- [Material provided]
>> Start

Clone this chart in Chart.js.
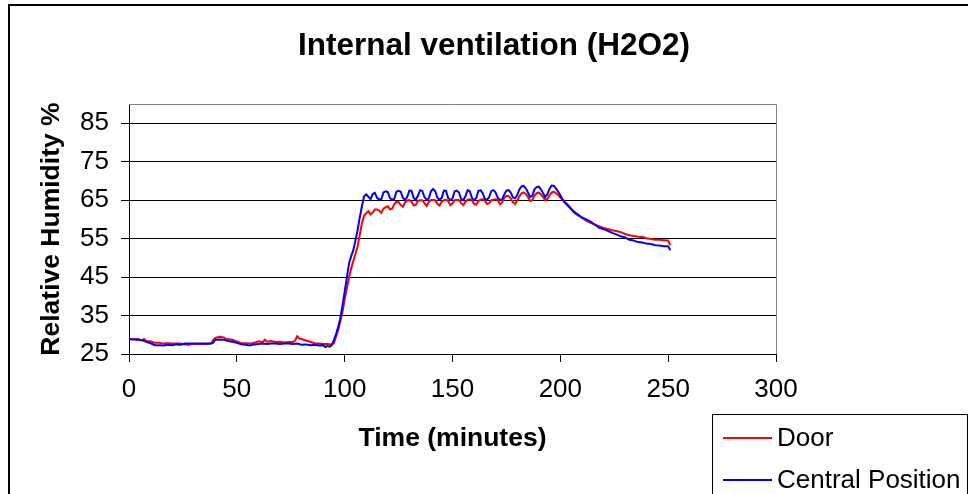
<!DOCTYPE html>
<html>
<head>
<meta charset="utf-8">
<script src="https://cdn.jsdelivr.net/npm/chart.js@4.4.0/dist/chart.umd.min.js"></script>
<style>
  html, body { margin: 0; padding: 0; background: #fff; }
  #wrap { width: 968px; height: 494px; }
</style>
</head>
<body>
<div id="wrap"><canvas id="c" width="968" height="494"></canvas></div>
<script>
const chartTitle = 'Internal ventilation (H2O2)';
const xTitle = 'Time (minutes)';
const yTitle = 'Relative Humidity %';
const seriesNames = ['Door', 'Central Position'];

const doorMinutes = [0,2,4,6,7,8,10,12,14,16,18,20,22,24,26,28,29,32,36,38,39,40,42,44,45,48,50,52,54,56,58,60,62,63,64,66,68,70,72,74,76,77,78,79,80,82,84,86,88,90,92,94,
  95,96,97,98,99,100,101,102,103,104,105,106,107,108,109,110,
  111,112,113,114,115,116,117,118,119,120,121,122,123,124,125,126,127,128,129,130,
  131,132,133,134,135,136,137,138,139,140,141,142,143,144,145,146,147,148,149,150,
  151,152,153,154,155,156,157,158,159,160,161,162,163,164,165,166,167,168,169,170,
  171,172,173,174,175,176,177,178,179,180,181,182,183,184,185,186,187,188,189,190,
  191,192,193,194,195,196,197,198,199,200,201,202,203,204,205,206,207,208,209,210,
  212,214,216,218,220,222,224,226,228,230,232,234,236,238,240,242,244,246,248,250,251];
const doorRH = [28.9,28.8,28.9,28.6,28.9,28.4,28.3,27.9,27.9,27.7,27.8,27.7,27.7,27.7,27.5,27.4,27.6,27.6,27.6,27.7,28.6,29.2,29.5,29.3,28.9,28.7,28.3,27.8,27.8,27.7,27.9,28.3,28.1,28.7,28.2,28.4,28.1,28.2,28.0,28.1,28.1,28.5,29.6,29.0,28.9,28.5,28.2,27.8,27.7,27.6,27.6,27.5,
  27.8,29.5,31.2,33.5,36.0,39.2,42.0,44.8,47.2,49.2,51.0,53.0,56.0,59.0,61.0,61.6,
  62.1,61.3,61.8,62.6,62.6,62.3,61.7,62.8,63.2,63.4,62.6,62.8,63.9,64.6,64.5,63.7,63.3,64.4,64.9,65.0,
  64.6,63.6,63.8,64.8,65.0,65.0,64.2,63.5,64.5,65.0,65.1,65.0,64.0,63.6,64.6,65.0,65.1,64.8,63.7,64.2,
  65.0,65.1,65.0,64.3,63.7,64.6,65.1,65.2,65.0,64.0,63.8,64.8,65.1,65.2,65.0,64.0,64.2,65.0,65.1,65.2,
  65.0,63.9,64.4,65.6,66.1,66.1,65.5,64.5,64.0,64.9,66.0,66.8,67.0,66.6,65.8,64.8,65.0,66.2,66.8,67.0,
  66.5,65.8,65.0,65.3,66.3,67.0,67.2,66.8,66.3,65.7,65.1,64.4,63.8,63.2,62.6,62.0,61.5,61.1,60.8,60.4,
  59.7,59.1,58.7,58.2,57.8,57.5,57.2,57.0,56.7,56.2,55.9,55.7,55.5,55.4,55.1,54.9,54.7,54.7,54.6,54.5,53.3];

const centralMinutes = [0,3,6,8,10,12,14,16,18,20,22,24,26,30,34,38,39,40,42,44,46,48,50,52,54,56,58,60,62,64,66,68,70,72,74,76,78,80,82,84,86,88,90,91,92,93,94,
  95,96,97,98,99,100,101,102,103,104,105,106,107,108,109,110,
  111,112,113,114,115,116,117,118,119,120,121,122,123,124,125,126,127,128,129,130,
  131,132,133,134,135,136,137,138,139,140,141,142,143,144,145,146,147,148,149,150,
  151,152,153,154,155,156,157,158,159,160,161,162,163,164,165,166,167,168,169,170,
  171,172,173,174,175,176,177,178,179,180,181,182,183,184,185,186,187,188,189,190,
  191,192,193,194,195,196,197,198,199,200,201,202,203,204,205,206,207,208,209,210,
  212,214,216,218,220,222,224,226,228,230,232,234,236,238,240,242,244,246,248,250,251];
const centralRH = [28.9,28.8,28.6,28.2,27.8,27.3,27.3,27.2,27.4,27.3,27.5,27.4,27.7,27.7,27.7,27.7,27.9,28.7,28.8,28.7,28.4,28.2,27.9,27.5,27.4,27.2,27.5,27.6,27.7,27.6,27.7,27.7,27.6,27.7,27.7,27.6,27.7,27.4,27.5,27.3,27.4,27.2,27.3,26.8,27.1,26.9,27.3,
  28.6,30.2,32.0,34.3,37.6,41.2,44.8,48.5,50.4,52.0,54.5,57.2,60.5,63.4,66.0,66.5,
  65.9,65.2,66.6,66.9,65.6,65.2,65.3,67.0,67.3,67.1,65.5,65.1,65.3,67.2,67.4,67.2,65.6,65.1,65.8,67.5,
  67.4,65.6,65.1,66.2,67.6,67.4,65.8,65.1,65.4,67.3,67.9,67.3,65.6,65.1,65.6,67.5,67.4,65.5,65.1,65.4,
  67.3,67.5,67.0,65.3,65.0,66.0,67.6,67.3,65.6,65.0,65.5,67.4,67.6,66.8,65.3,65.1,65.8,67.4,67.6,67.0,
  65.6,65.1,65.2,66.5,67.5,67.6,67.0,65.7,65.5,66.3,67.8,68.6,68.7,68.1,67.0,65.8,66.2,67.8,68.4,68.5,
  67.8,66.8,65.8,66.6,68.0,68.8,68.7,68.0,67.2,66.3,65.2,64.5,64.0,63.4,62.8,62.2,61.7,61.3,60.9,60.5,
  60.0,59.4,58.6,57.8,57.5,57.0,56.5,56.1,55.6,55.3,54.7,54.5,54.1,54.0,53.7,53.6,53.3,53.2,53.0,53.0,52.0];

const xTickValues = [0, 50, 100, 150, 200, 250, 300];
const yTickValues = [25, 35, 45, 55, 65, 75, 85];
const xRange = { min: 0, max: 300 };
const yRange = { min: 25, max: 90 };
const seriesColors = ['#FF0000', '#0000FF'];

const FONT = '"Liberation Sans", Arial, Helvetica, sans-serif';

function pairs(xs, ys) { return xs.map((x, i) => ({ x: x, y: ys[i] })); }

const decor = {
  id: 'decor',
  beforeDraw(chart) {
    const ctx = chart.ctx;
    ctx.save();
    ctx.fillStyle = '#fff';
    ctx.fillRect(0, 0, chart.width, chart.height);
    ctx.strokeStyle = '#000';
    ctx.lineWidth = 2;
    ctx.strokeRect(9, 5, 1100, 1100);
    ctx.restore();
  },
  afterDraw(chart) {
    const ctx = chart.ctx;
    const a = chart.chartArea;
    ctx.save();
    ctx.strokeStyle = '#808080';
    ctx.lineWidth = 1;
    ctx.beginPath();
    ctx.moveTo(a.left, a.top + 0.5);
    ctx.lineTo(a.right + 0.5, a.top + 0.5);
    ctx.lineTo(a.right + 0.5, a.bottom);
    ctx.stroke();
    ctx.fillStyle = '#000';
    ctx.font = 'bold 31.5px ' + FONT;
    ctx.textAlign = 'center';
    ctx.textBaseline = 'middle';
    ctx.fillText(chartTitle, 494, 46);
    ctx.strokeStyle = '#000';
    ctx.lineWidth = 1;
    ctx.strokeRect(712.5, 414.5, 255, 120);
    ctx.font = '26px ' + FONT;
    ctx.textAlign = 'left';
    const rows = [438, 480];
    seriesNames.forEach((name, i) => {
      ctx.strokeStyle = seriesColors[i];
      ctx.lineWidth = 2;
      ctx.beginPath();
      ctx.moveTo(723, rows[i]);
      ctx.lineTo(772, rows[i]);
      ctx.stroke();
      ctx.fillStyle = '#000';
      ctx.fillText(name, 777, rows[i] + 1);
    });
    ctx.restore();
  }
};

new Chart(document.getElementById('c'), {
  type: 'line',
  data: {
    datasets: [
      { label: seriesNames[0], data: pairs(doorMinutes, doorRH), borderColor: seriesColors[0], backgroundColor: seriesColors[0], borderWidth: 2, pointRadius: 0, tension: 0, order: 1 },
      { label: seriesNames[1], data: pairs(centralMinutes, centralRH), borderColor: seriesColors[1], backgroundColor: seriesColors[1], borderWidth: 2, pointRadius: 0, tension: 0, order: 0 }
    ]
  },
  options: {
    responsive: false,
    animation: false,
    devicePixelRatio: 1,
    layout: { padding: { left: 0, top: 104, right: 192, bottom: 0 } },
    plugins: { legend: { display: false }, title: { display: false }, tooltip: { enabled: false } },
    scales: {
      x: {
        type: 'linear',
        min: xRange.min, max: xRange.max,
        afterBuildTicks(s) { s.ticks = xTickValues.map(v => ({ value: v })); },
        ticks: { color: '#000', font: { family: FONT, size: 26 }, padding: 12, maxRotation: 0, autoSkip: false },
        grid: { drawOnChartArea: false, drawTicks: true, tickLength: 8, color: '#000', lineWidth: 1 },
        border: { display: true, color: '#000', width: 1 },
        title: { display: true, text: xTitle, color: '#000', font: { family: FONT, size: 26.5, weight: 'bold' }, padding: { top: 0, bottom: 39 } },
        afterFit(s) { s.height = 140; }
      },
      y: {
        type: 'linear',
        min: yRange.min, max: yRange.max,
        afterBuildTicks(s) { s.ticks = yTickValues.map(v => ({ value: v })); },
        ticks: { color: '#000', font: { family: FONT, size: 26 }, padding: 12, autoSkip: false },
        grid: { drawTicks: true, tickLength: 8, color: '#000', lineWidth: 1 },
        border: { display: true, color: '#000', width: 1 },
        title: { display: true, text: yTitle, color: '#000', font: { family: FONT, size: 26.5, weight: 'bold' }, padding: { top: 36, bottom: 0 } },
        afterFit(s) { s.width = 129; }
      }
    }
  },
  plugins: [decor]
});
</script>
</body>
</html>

>> End

- [Job] Omitting all pictures, restate exactly the lines of the material from its start through the line that contains "const seriesNames = ['Door', 'Central".

- [Answer to this problem]
Clone this chart in Chart.js.
<!DOCTYPE html>
<html>
<head>
<meta charset="utf-8">
<script src="https://cdn.jsdelivr.net/npm/chart.js@4.4.0/dist/chart.umd.min.js"></script>
<style>
  html, body { margin: 0; padding: 0; background: #fff; }
  #wrap { width: 968px; height: 494px; }
</style>
</head>
<body>
<div id="wrap"><canvas id="c" width="968" height="494"></canvas></div>
<script>
const chartTitle = 'Internal ventilation (H2O2)';
const xTitle = 'Time (minutes)';
const yTitle = 'Relative Humidity %';
const seriesNames = ['Door', 'Central Position'];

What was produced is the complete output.